Patriots safety Devin McCourty tweeted criticism of President Donald Trump's harsh words toward NFL players who have been kneeling in protest during the national anthem.

McCourty shares a Twitter account with his twin brother Jason of the Cleveland Browns but put his DMac signature on this tweet. Devin McCourty was one of several Pats who didn't go to the White House this past spring to celebrate the team's Super Bowl championship with Trump. 

At a rally in Alabama on Friday night, Trump said NFL owners should fire players who kneel during the national anthem. And he encouraged NFL fans to walk out of games in protest. 

“Wouldn’t you love to see one of these NFL owners, when somebody disrespects our flag, you’d say, ’Get that son of a bitch off the field right now. Out! He’s fired,” Trump told the rally to loud applause.

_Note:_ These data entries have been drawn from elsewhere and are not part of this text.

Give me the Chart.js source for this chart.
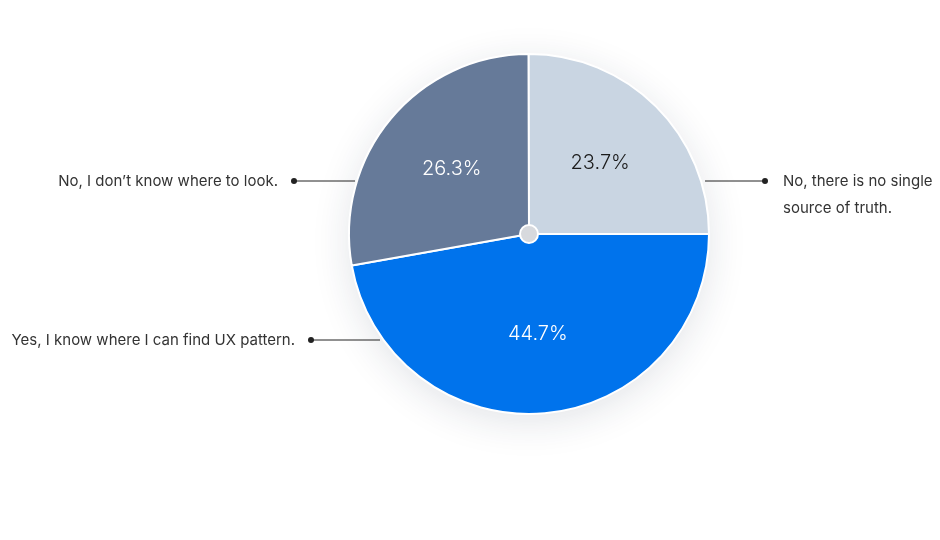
<!DOCTYPE html>
<html>
<head>
<meta charset="utf-8">
<script src="https://cdn.jsdelivr.net/npm/chart.js@4"></script>
<style>
  html, body { margin: 0; padding: 0; background: #fff; }
  #wrap { width: 940px; height: 540px; }
</style>
</head>
<body>
<div id="wrap"><canvas id="pie"></canvas></div>
<script>
const categories = ['Yes, I know where I can find UX pattern.', 'No, I don\u2019t know where to look.', 'No, there is no single source of truth.'];
const values = [44.7, 26.3, 23.7];
const colors = ['#0073EC', '#667A99', '#C9D5E2'];
const valueColors = ['#ffffff', '#ffffff', '#1a1a1a'];

// outer label layout: text lines, anchor side, line y, line start/end x
const outerLabels = [
  { lines: ['Yes, I know where I can find UX pattern.'], side: 'left', y: 340, x1: 380, x2: 311 },
  { lines: ['No, I don\u2019t know where to look.'], side: 'left', y: 181, x1: 355, x2: 294 },
  { lines: ['No, there is no single', 'source of truth.'], side: 'right', y: 181, x1: 705, x2: 765 }
];

const FONT = '"Inter", "Noto Sans", sans-serif';

const decorPlugin = {
  id: 'decor',
  beforeDatasetsDraw(chart) {
    const arc = chart.getDatasetMeta(0).data[0];
    const ctx = chart.ctx;
    ctx.save();
    ctx.shadowColor = 'rgba(30,40,70,0.14)';
    ctx.shadowBlur = 40;
    ctx.shadowOffsetY = 8;
    ctx.fillStyle = '#fff';
    ctx.beginPath();
    ctx.arc(arc.x, arc.y, arc.outerRadius - 2, 0, Math.PI * 2);
    ctx.fill();
    ctx.restore();
  },
  afterDatasetsDraw(chart) {
    const ctx = chart.ctx;
    const meta = chart.getDatasetMeta(0);
    ctx.save();
    // value labels
    ctx.font = '300 20px ' + FONT;
    ctx.textAlign = 'center';
    ctx.textBaseline = 'middle';
    meta.data.forEach((a, i) => {
      const mid = (a.startAngle + a.endAngle) / 2;
      const r = a.outerRadius * 0.56;
      ctx.fillStyle = valueColors[i];
      ctx.fillText(values[i].toFixed(1) + '%', a.x + Math.cos(mid) * r, a.y + Math.sin(mid) * r);
    });
    // center dot
    const a0 = meta.data[0];
    ctx.beginPath();
    ctx.arc(a0.x, a0.y, 9, 0, Math.PI * 2);
    ctx.fillStyle = '#d7d9dd';
    ctx.fill();
    ctx.lineWidth = 2;
    ctx.strokeStyle = '#fff';
    ctx.stroke();
    // outer labels with leader lines
    ctx.font = '15px ' + FONT;
    ctx.textBaseline = 'middle';
    outerLabels.forEach(l => {
      ctx.strokeStyle = '#222';
      ctx.lineWidth = 1;
      ctx.beginPath();
      ctx.moveTo(l.x1, l.y);
      ctx.lineTo(l.x2, l.y);
      ctx.stroke();
      ctx.fillStyle = '#222';
      ctx.beginPath();
      ctx.arc(l.x2, l.y, 3, 0, Math.PI * 2);
      ctx.fill();
      ctx.fillStyle = '#333';
      if (l.side === 'left') {
        ctx.textAlign = 'right';
        l.lines.forEach((t, k) => ctx.fillText(t, l.x2 - 16, l.y + k * 27));
      } else {
        ctx.textAlign = 'left';
        l.lines.forEach((t, k) => ctx.fillText(t, l.x2 + 18, l.y + k * 27));
      }
    });
    ctx.restore();
  }
};

new Chart(document.getElementById('pie'), {
  type: 'pie',
  data: {
    labels: categories,
    datasets: [{
      data: values,
      backgroundColor: colors,
      borderColor: '#ffffff',
      borderWidth: 2,
      hoverOffset: 0
    }]
  },
  options: {
    responsive: true,
    maintainAspectRatio: false,
    animation: false,
    rotation: 90,
    layout: { padding: { left: 118, right: 0, top: 53, bottom: 125 } },
    plugins: {
      legend: { display: false },
      tooltip: { enabled: false }
    }
  },
  plugins: [decorPlugin]
});
</script>
</body>
</html>
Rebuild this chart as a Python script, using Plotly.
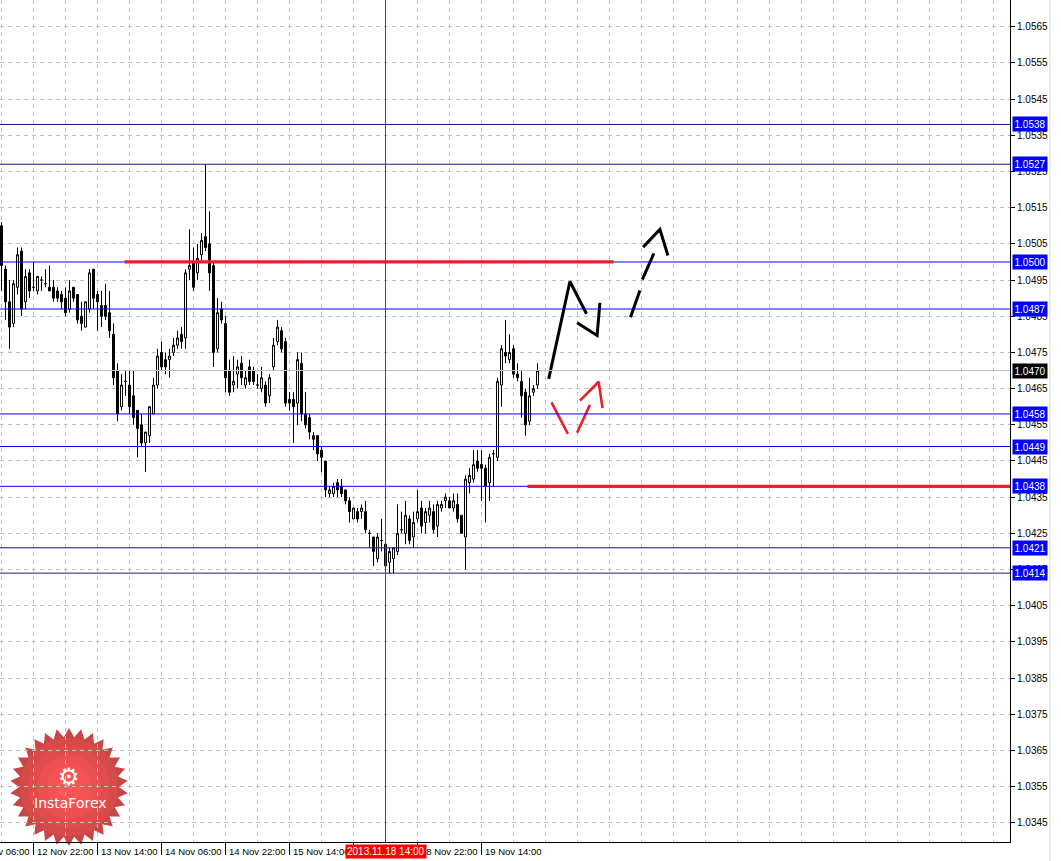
import numpy as np
import plotly.graph_objects as go

# ---------------- data (H1 bars, index 0 = 12 Nov 14:00) ----------------
open_ = [1.0510,1.0498,1.0489,1.0483,1.0493,1.0503,1.0489,1.0497,1.0493,1.0492,
         1.0495,1.0494,1.0493,1.0493,1.0492,1.0491,1.0490,1.0487,1.0493,1.0491,
         1.0485,1.0482,1.0487,1.0498,1.0491,1.0488,1.0488,1.0486,1.0480,1.0470,
         1.0460,1.0467,1.0466,1.0463,1.0459,1.0455,1.0450,1.0452,1.0458,1.0466,
         1.0475,1.0473,1.0473,1.0475,1.0477,1.0480,1.0479,1.0498,1.0500,1.0497,
         1.0502,1.0507,1.0505,1.0499,1.0476,1.0487,1.0483,1.0470,1.0466,1.0469,
         1.0472,1.0466,1.0471,1.0470,1.0466,1.0465,1.0466,1.0463,1.0471,1.0478,
         1.0481,1.0478,1.0462,1.0462,1.0461,1.0472,1.0458,1.0457,1.0452,1.0452,
         1.0448,1.0445,1.0436,1.0436,1.0439,1.0438,1.0437,1.0434,1.0429,1.0431,
         1.0431,1.0431,1.0425,1.0424,1.0418,1.0423,1.0422,1.0417,1.0418,1.0420,
         1.0426,1.0425,1.0429,1.0424,1.0429,1.0432,1.0428,1.0430,1.0431,1.0427,
         1.0432,1.0434,1.0434,1.0432,1.0433,1.0430,1.0424,1.0439,1.0440,1.0445,
         1.0444,1.0443,1.0439,1.0447,1.0446,1.0466,1.0475,1.0473,1.0476,1.0469,
         1.0467,1.0464,1.0456,1.0464,1.0466]
high = [1.0511,1.0499,1.0495,1.0495,1.0504,1.0504,1.0498,1.0498,1.0500,1.0496,
        1.0496,1.0498,1.0499,1.0495,1.0493,1.0492,1.0493,1.0495,1.0493,1.0491,
        1.0489,1.0489,1.0498,1.0498,1.0492,1.0492,1.0494,1.0492,1.0483,1.0472,
        1.0469,1.0470,1.0470,1.0470,1.0459,1.0458,1.0453,1.0460,1.0468,1.0476,
        1.0478,1.0475,1.0476,1.0479,1.0481,1.0482,1.0498,1.0509,1.0504,1.0505,
        1.0508,1.0527,1.0514,1.0500,1.0490,1.0489,1.0485,1.0473,1.0474,1.0473,
        1.0474,1.0470,1.0473,1.0471,1.0469,1.0471,1.0467,1.0469,1.0479,1.0484,
        1.0482,1.0479,1.0464,1.0464,1.0475,1.0475,1.0464,1.0458,1.0453,1.0452,
        1.0449,1.0445,1.0438,1.0439,1.0440,1.0440,1.0437,1.0435,1.0432,1.0432,
        1.0433,1.0434,1.0426,1.0424,1.0425,1.0429,1.0423,1.0421,1.0421,1.0433,
        1.0431,1.0434,1.0430,1.0431,1.0437,1.0434,1.0432,1.0434,1.0433,1.0434,
        1.0434,1.0436,1.0435,1.0436,1.0436,1.0430,1.0441,1.0443,1.0448,1.0448,
        1.0448,1.0444,1.0447,1.0448,1.0468,1.0477,1.0484,1.0480,1.0477,1.0472,
        1.0470,1.0465,1.0468,1.0466,1.0472]
low = [1.0492,1.0484,1.0476,1.0482,1.0491,1.0485,1.0487,1.0490,1.0492,1.0491,
       1.0492,1.0493,1.0492,1.0489,1.0489,1.0487,1.0485,1.0486,1.0489,1.0483,
       1.0481,1.0482,1.0486,1.0487,1.0481,1.0482,1.0484,1.0479,1.0466,1.0456,
       1.0459,1.0463,1.0458,1.0455,1.0446,1.0449,1.0442,1.0450,1.0458,1.0465,
       1.0470,1.0469,1.0468,1.0474,1.0476,1.0476,1.0476,1.0495,1.0492,1.0495,
       1.0500,1.0503,1.0492,1.0471,1.0475,1.0483,1.0464,1.0463,1.0464,1.0465,
       1.0466,1.0465,1.0466,1.0466,1.0465,1.0464,1.0460,1.0461,1.0470,1.0477,
       1.0475,1.0460,1.0459,1.0450,1.0455,1.0456,1.0454,1.0451,1.0448,1.0445,
       1.0442,1.0435,1.0435,1.0435,1.0435,1.0435,1.0433,1.0428,1.0429,1.0428,
       1.0429,1.0425,1.0421,1.0416,1.0417,1.0420,1.0415,1.0414,1.0414,1.0419,
       1.0425,1.0422,1.0422,1.0421,1.0428,1.0425,1.0425,1.0428,1.0425,1.0424,
       1.0431,1.0432,1.0432,1.0431,1.0428,1.0425,1.0415,1.0436,1.0439,1.0442,
       1.0434,1.0428,1.0434,1.0438,1.0445,1.0460,1.0472,1.0472,1.0468,1.0467,
       1.0457,1.0452,1.0455,1.0463,1.0465]
close = [1.0499,1.0489,1.0482,1.0494,1.0502,1.0487,1.0496,1.0492,1.0493,1.0496,
         1.0495,1.0494,1.0492,1.0490,1.0490,1.0489,1.0486,1.0492,1.0490,1.0484,
         1.0483,1.0489,1.0497,1.0490,1.0489,1.0485,1.0485,1.0481,1.0468,1.0458,
         1.0466,1.0467,1.0460,1.0457,1.0454,1.0450,1.0453,1.0460,1.0466,1.0474,
         1.0471,1.0471,1.0474,1.0477,1.0479,1.0478,1.0497,1.0499,1.0493,1.0501,
         1.0506,1.0504,1.0497,1.0475,1.0486,1.0484,1.0468,1.0464,1.0467,1.0471,
         1.0468,1.0468,1.0467,1.0467,1.0466,1.0468,1.0461,1.0468,1.0477,1.0482,
         1.0476,1.0461,1.0461,1.0460,1.0473,1.0458,1.0455,1.0453,1.0451,1.0447,
         1.0446,1.0437,1.0437,1.0438,1.0437,1.0436,1.0434,1.0431,1.0432,1.0429,
         1.0432,1.0426,1.0425,1.0420,1.0424,1.0423,1.0416,1.0420,1.0421,1.0425,
         1.0426,1.0430,1.0423,1.0428,1.0431,1.0427,1.0431,1.0432,1.0426,1.0433,
         1.0433,1.0435,1.0432,1.0434,1.0429,1.0425,1.0440,1.0441,1.0444,1.0443,
         1.0443,1.0438,1.0446,1.0447,1.0467,1.0476,1.0474,1.0475,1.0469,1.0468,
         1.0463,1.0455,1.0463,1.0465,1.0470]
bar_index = list(range(len(close)))

# time axis labels (bar index -> label), every 16 bars
time_tick_bars = [-8, 8, 24, 40, 56, 72, 88, 104, 120]
time_tick_text = ["12 Nov 06:00", "12 Nov 22:00", "13 Nov 14:00", "14 Nov 06:00",
                  "14 Nov 22:00", "15 Nov 14:00", "18 Nov 06:00", "18 Nov 22:00",
                  "19 Nov 14:00"]
cursor_bar = 96
cursor_label = "2013.11.18 14:00"

# price axis ticks
price_ticks = [round(1.0345 + 0.001 * i, 4) for i in range(23)]

# horizontal levels
blue_levels = [1.0538, 1.0527, 1.0500, 1.0487, 1.0458, 1.0449, 1.0438, 1.0421, 1.0414]
dark_levels = [1.0538, 1.0527, 1.0414]
current_price = 1.0470

# thick red support / resistance segments: (start bar, end bar, price)
red_segments = [(30.75, 153.0, 1.0500), (131.5, 260.0, 1.0438)]

# forecast arrows (bar index, price)
black_solid_x = [136.8, 142.1, 146.25, None, 143.9, 148.9, 149.6]
black_solid_y = [1.04677, 1.04946, 1.04857, None, 1.04832, 1.04797, 1.04887]
black_dash_x = [157.25, 159.6, None, 160.2, 163.1, None, 160.4, 164.6, 166.6]
black_dash_y = [1.04847, 1.04921, None, 1.04951, 1.05024, None, 1.05041, 1.05090, 1.05018]
red_arrow_x = [137.5, 141.6, None, 143.9, 147.1, None, 144.6, 149.3, 150.25]
red_arrow_y = [1.04612, 1.04525, None, 1.04528, 1.04605, None, 1.04617, 1.04669, 1.04596]

# ---------------- layout constants ----------------
W, H = 1061, 861
ML, MR, MT, MB = 0, 51, 0, 19
PW, PH = W - ML - MR, H - MT - MB
XMIN = -0.375
XMAX = XMIN + PW / 4.0
YMIN, YMAX = 1.03397, 1.05724
GRID = "#c0c0c0"
FONT = "Liberation Sans"


def xpaper(k):
    return (k - XMIN) / (XMAX - XMIN)


fig = go.Figure()

fig.add_trace(go.Candlestick(
    x=bar_index, open=open_, high=high, low=low, close=close,
    increasing=dict(line=dict(color="black", width=1), fillcolor="white"),
    decreasing=dict(line=dict(color="black", width=1), fillcolor="black"),
    whiskerwidth=0, hoverinfo="skip", showlegend=False))

fig.add_trace(go.Scatter(x=black_solid_x, y=black_solid_y, mode="lines",
                         line=dict(color="black", width=3), hoverinfo="skip",
                         showlegend=False, connectgaps=False))
fig.add_trace(go.Scatter(x=black_dash_x, y=black_dash_y, mode="lines",
                         line=dict(color="black", width=3), hoverinfo="skip",
                         showlegend=False, connectgaps=False))
fig.add_trace(go.Scatter(x=red_arrow_x, y=red_arrow_y, mode="lines",
                         line=dict(color="#e8202a", width=2.6), hoverinfo="skip",
                         showlegend=False, connectgaps=False))

shapes = []
# current price line
shapes.append(dict(type="line", xref="paper", x0=0, x1=1, yref="y",
                   y0=current_price, y1=current_price,
                   line=dict(color="#c0c0c0", width=1.2), layer="above"))
for lv in blue_levels:
    col = "#1a1a80" if lv in dark_levels else "#0000ff"
    shapes.append(dict(type="line", xref="paper", x0=0, x1=1, yref="y",
                       y0=lv, y1=lv, line=dict(color=col, width=1), layer="above"))
for x0, x1, lv in red_segments:
    shapes.append(dict(type="line", xref="x", x0=x0, x1=min(x1, XMAX), yref="y",
                       y0=lv, y1=lv, line=dict(color="#e8202a", width=3.2),
                       layer="above"))
# cursor vertical line
shapes.append(dict(type="line", xref="x", x0=cursor_bar, x1=cursor_bar,
                   yref="paper", y0=0, y1=1, line=dict(color="#ff0000", width=1),
                   layer="above"))
# window border on the right
shapes.append(dict(type="line", xref="paper", x0=1050 / PW, x1=1050 / PW,
                   yref="paper", y0=-MB / PH, y1=1, line=dict(color="#dcdcdc", width=1)))

# ---- InstaForex logo (decoration) ----
cx, cy = 69.0, 787.0
n_pts = 30
ang = np.linspace(0, 2 * np.pi, 2 * n_pts, endpoint=False) - np.pi / 2
rad = np.where(np.arange(2 * n_pts) % 2 == 0, 59.0, 50.0)
px = cx + rad * np.cos(ang)
py = cy + rad * np.sin(ang)
path = "M " + " L ".join(f"{x / PW:.5f},{1 - y / PH:.5f}" for x, y in zip(px, py)) + " Z"
shapes.append(dict(type="path", xref="paper", yref="paper", path=path,
                   fillcolor="#c94646", line=dict(width=0), layer="below"))
for r, c in [(49, "#d64a4a"), (41, "#e14d4d"), (32, "#ec5050"), (22, "#f55353"), (12, "#fc5656")]:
    shapes.append(dict(type="circle", xref="paper", yref="paper",
                       x0=(cx - r) / PW, x1=(cx + r) / PW,
                       y0=1 - (cy + r) / PH, y1=1 - (cy - r) / PH,
                       fillcolor=c, line=dict(width=0), layer="below"))

annotations = []
annotations.append(dict(text="⚙", xref="paper", yref="paper", x=68.5 / PW,
                        y=1 - 777 / PH, xanchor="center", yanchor="middle",
                        showarrow=False,
                        font=dict(family="DejaVu Sans", size=24, color="white")))
annotations.append(dict(text="InstaForex", xref="paper", yref="paper", x=70 / PW,
                        y=1 - 803 / PH, xanchor="center", yanchor="middle",
                        showarrow=False,
                        font=dict(family="DejaVu Sans", size=14, color="white")))

# time labels (left aligned next to tick marks)
for k, t in zip(time_tick_bars, time_tick_text):
    annotations.append(dict(text=t, xref="paper", x=xpaper(k), xanchor="left",
                            xshift=1, yref="paper", y=0, yanchor="top", yshift=-2,
                            showarrow=False, font=dict(family=FONT, size=9.5, color="black")))
annotations.append(dict(text=cursor_label, xref="x", x=cursor_bar, xanchor="center",
                        yref="paper", y=0, yanchor="top", yshift=-2, showarrow=False,
                        bgcolor="#ff0000", borderpad=1,
                        font=dict(family=FONT, size=10, color="white")))

# price labels on the right axis
for lv in blue_levels:
    annotations.append(dict(text=f"{lv:.4f}", xref="paper", x=1, xanchor="left",
                            xshift=2, yref="y", y=lv, yanchor="middle",
                            showarrow=False, bgcolor="#0000ff", borderpad=1.5,
                            font=dict(family=FONT, size=10, color="white")))
annotations.append(dict(text=f"{current_price:.4f}", xref="paper", x=1, xanchor="left",
                        xshift=2, yref="y", y=current_price, yanchor="middle",
                        showarrow=False, bgcolor="#000000", borderpad=1.5,
                        font=dict(family=FONT, size=10, color="white")))

fig.update_layout(
    width=W, height=H,
    margin=dict(l=ML, r=MR, t=MT, b=MB, pad=0),
    paper_bgcolor="white", plot_bgcolor="white",
    showlegend=False, hovermode=False,
    shapes=shapes, annotations=annotations,
    xaxis=dict(range=[XMIN, XMAX], rangeslider=dict(visible=False),
               showline=True, linecolor="black", linewidth=1,
               tickmode="array", tickvals=time_tick_bars, ticktext=[""] * len(time_tick_bars),
               ticks="outside", ticklen=12, tickcolor="black", tickwidth=1,
               showticklabels=False,
               showgrid=True, gridcolor=GRID, griddash="4px,4px", gridwidth=1,
               minor=dict(tick0=0, dtick=8, showgrid=True, gridcolor=GRID,
                          griddash="4px,4px", ticks=""),
               zeroline=False, fixedrange=True),
    yaxis=dict(range=[YMIN, YMAX], side="right",
               tickmode="array", tickvals=price_ticks,
               ticktext=[f"{p:.4f}" for p in price_ticks],
               ticks="outside", ticklen=4, tickcolor="black",
               tickfont=dict(family=FONT, size=10, color="black"),
               showline=True, linecolor="black", linewidth=1,
               showgrid=True, gridcolor=GRID, griddash="4px,4px", gridwidth=1,
               zeroline=False, fixedrange=True),
)

fig.write_html("out.html", config={"displayModeBar": False},
               post_script="document.body.style.margin='0';document.body.style.overflow='hidden';")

McCourty and then-teammate Martellus Bennett raised clenched fists in protest after the anthem at the Patriots opening game last season and McCourty said he received plenty of criticism for it. 

“I got a lot of [backlash],” McCourty told CSN Patriots Insider Tom E. Curran last year in the days following that protest. "You gotta remember, a lot of these people, they don’t know me. They like the way I play football and they like some of the things I do in the community but they don’t know me. I talked to my brother [then with the Tennessee Titans] because we have the same Twitter and the Titans got a bunch of calls from people saying they don’t respect [the Titans who made symbolic gestures] and they need to be gone. He said their community relations people said, ‘If you just knew them, your opinion would change.’ ”

Several NFL players and other athletes, most prominently former San Francisco 49ers quarterback Colin Kaepernick, have refused to stand during “The Star-Spangled Banner” to protest the treatment of African-Americans by police.